How much calcium chloride to add to raise your pool’s calcium hardness into range — so the water isn’t hungry enough to etch plaster.
Most pools aim for 200–400 ppm (plaster pools 250–350). Calcium only comes down by draining and refilling, so sneak up on your target.
Add this much calcium chloride flake
37 lb (≈ 588 oz)
to raise calcium hardness from 150 to 300 ppm in 20,000 gal
raise CH by (300 − 150) ppm in 20,000 gal → 37 lb (≈ 588 oz) of calcium chloride flake
Each 10 ppm of calcium hardness per 10,000 gal needs ≈ 1.25 lb of dihydrate flake (≈ 0.9 lb anhydrous). Linear in ppm and volume.
Pre-dissolve calcium chloride in a bucket of pool water (add the calcium to the water) — it gets hot and can cloud the water or harm a vinyl liner if dumped in dry.
Pour the dissolved solution slowly around the pool with the pump running. Calcium can’t be removed by chemicals — only dilution lowers it — so add in stages and don’t overshoot.
That’s a big jump — add it over two or three days, running the pump and re-testing between, to avoid clouding the water.
Calcium hardness is how much dissolved calcium your water carries. Water that’s too soft is hungry — it pulls calcium out of plaster, grout, and concrete to satisfy itself, etching and pitting the surfaces over time. Water that’s too hard does the opposite, dropping calcium out as scale and cloudiness. The fix for low hardness is calcium chloride, sold as flake (dihydrate) or pure anhydrous pellets.
Calcium hardness is also one leg of your water balance (the Langelier index). Raising it sits alongside pH and alkalinity in keeping water neither corrosive nor scaling — which is why plaster pools in particular want it held in the 250–350 ppm band. Remember it only comes back down by draining and diluting, so it’s better to nudge up to target than to blow past it.

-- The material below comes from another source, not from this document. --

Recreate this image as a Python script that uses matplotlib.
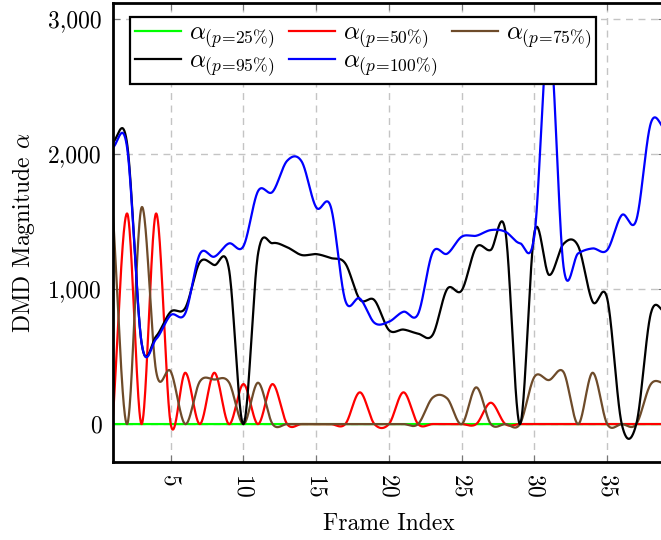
import numpy as np
import matplotlib
matplotlib.use("Agg")
import matplotlib.pyplot as plt
from matplotlib.ticker import FuncFormatter, FixedLocator

plt.rcParams['font.family'] = 'serif'
plt.rcParams['font.serif'] = ['cmr10']
plt.rcParams['mathtext.fontset'] = 'cm'
plt.rcParams['axes.unicode_minus'] = False
plt.rcParams['axes.formatter.use_mathtext'] = True

frames = list(range(1, 40))

p25 = [0] * 39
p50 = [0, 1560, 0, 1560, 0, 380, 0, 380, 0, 296,
       0, 296, 0, 0, 0, 0, 0, 235, 0, 0,
       235, 0, 0, 0, 0, 0, 158, 0, 0, 0,
       0, 0, 0, 0, 0, 0, 0, 0, 0]
p75 = [1600, 0, 1605, 390, 390, 0, 315, 330, 310, 0,
       306, 0, 0, 0, 0, 0, 0, 0, 0, 0,
       0, 0, 195, 190, 0, 272, 0, 0, 0, 350,
       326, 385, 0, 380, 0, 0, 0, 296, 301]
p95 = [2090, 2080, 600, 650, 832, 860, 1198, 1178, 1150, 0,
       1260, 1340, 1310, 1252, 1259, 1230, 1190, 923, 918, 696,
       700, 670, 660, 1000, 990, 1310, 1290, 1430, 0, 1420,
       1105, 1335, 1320, 906, 930, 0, 0, 820, 830]
p100 = [2050, 2050, 600, 630, 807, 820, 1259, 1240, 1338, 1318,
        1725, 1720, 1950, 1945, 1605, 1610, 915, 930, 750, 758,
        832, 815, 1270, 1262, 1388, 1395, 1437, 1425, 1340, 1400,
        2900, 1165, 1264, 1301, 1289, 1548, 1511, 2230, 2180]

labels = [r'$\alpha_{(p\!=\!25\%)}$', r'$\alpha_{(p\!=\!50\%)}$', r'$\alpha_{(p\!=\!75\%)}$',
          r'$\alpha_{(p\!=\!95\%)}$', r'$\alpha_{(p\!=\!100\%)}$']
colors = ['#00ff00', '#ff0000', '#6e4b2a', '#000000', '#0000ff']


def smooth(x, y, n=40):
    x = np.asarray(x, float)
    y = np.asarray(y, float)
    m = np.zeros_like(y)
    m[1:-1] = (y[2:] - y[:-2]) / 2.0
    m[0] = y[1] - y[0]
    m[-1] = y[-1] - y[-2]
    xs, ys = [], []
    t = np.linspace(0, 1, n, endpoint=False)
    h00 = 2 * t**3 - 3 * t**2 + 1
    h10 = t**3 - 2 * t**2 + t
    h01 = -2 * t**3 + 3 * t**2
    h11 = t**3 - t**2
    for i in range(len(x) - 1):
        xs.append(x[i] + t * (x[i + 1] - x[i]))
        ys.append(h00 * y[i] + h10 * m[i] + h01 * y[i + 1] + h11 * m[i + 1])
    xs.append([x[-1]])
    ys.append([y[-1]])
    return np.concatenate(xs), np.concatenate(ys)


fig = plt.figure(figsize=(6.61, 5.40), dpi=100)
W, H = 661, 540
left, right, top, bottom = 112.5, 665.4, 3, 462
ax = fig.add_axes([left / W, 1 - bottom / H, (right - left) / W, (bottom - top) / H])

handles = []
for ys, c, lab in zip([p25, p50, p75, p95, p100], colors, labels):
    sx, sy = smooth(frames, ys)
    h, = ax.plot(sx, sy, color=c, lw=1.6, label=lab, solid_joinstyle='round')
    handles.append(h)

ax.set_xlim(1, 39)
ax.set_ylim(-281, 3119)
ax.xaxis.set_major_locator(FixedLocator([5, 10, 15, 20, 25, 30, 35]))
ax.yaxis.set_major_locator(FixedLocator([0, 1000, 2000, 3000]))
ax.yaxis.set_major_formatter(FuncFormatter(lambda v, p: f'{int(v):,}'))
ax.grid(True, color='#c4c4c4', linestyle=(0, (5, 4)), linewidth=1.0)
ax.set_axisbelow(True)
ax.tick_params(direction='in', length=5, width=0.8, color='#777777',
               top=True, right=True, labelsize=17, pad=8)
for lbl in ax.get_xticklabels():
    lbl.set_rotation(270)
for s in ax.spines.values():
    s.set_linewidth(2.0)

ax.set_xlabel('Frame Index', fontsize=17, labelpad=11)
ax.set_ylabel(r'DMD Magnitude $\alpha$', fontsize=17, labelpad=8)

order = [0, 3, 1, 4, 2]
leg = ax.legend([handles[i] for i in order], [labels[i] for i in order], ncol=3,
                loc='upper left', bbox_to_anchor=(130 / W, 1 - 17 / H),
                bbox_transform=fig.transFigure, borderaxespad=0, fontsize=18,
                fancybox=False, framealpha=1, edgecolor='black',
                handlelength=1.85, handletextpad=0.3, columnspacing=0.6,
                labelspacing=0.0, borderpad=0.2)
leg.set_zorder(10)
leg.get_frame().set_linewidth(1.6)

fig.savefig('out.png', dpi=100)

A 20,000-gallon plaster pool at 150 ppm, targeting 300 ppm:
With calcium chloride flake (~1.25 lb per 10 ppm per 10,000 gallons), a 150 ppm rise across 20,000 gallons works out to about 37 lb — or roughly 28 lb of anhydrous calcium chloride for the same result. Pre-dissolve it in buckets and add it over a couple of days so the water doesn’t cloud, re-testing as you go.
About 1.25 lb of calcium chloride flake (dihydrate) per 10,000 gallons raises calcium hardness by roughly 10 ppm; the pure anhydrous form takes about 0.9 lb for the same rise. So a 20,000-gallon pool going from 150 to 300 ppm (a 150 ppm bump) needs roughly 37 lb of flake. Enter your levels above for the exact amount.
Most pools run best with calcium hardness between 200 and 400 ppm — plaster and pebble pools usually want 250–350 ppm so the water isn’t hungry for calcium and won’t etch the surface. Vinyl and fiberglass pools can sit at the lower end. Too low and the water leaches calcium from plaster and grout; too high and you get scale and cloudiness.
No chemical removes calcium — you lower hardness by dilution: drain part of the pool and refill with water that’s lower in calcium (or use a hose filter / soft fill water). If your fill water is itself very hard, partial drains only help so much, and a reverse-osmosis mobile service is the other option. Prevent the climb by keeping pH and alkalinity in check so calcium stays dissolved.
Flake is calcium chloride dihydrate (about 77% calcium chloride by weight) — the common white “calcium hardness increaser.” Anhydrous calcium chloride is the pure 100% form (often sold as ice-melt pellets), so you need less of it for the same result. Both raise hardness identically per unit of calcium; just pick the right product in the calculator so the amount matches what you’re scooping.
It can if you dump it in dry — calcium chloride releases a lot of heat as it dissolves and can cloud the water or even damage a vinyl liner. Pre-dissolve it in a bucket of pool water (add the calcium to the water, not the reverse), then pour the solution slowly around the pool with the pump running. The cloudiness from a proper dose usually clears within a day.
Yes. “Calcium hardness increaser,” “hardness up,” and “calcium plus” are calcium chloride — usually the dihydrate flake. Plain calcium chloride sold for ice melt or dust control is the same chemical and often much cheaper, as long as it’s pure calcium chloride with no additives or anti-caking agents.
Once it’s pre-dissolved and circulated — generally about 30 minutes to an hour with the pump running — it’s fine to swim. If the water clouded from the addition, wait until it clears and your levels test in range before getting in.
It’s linear in the calcium you’re adding. The tool converts your desired ppm increase and pool volume into the moles of calcium needed, then into pounds of the product you selected (dihydrate flake or anhydrous), since the two have different weights per unit of calcium.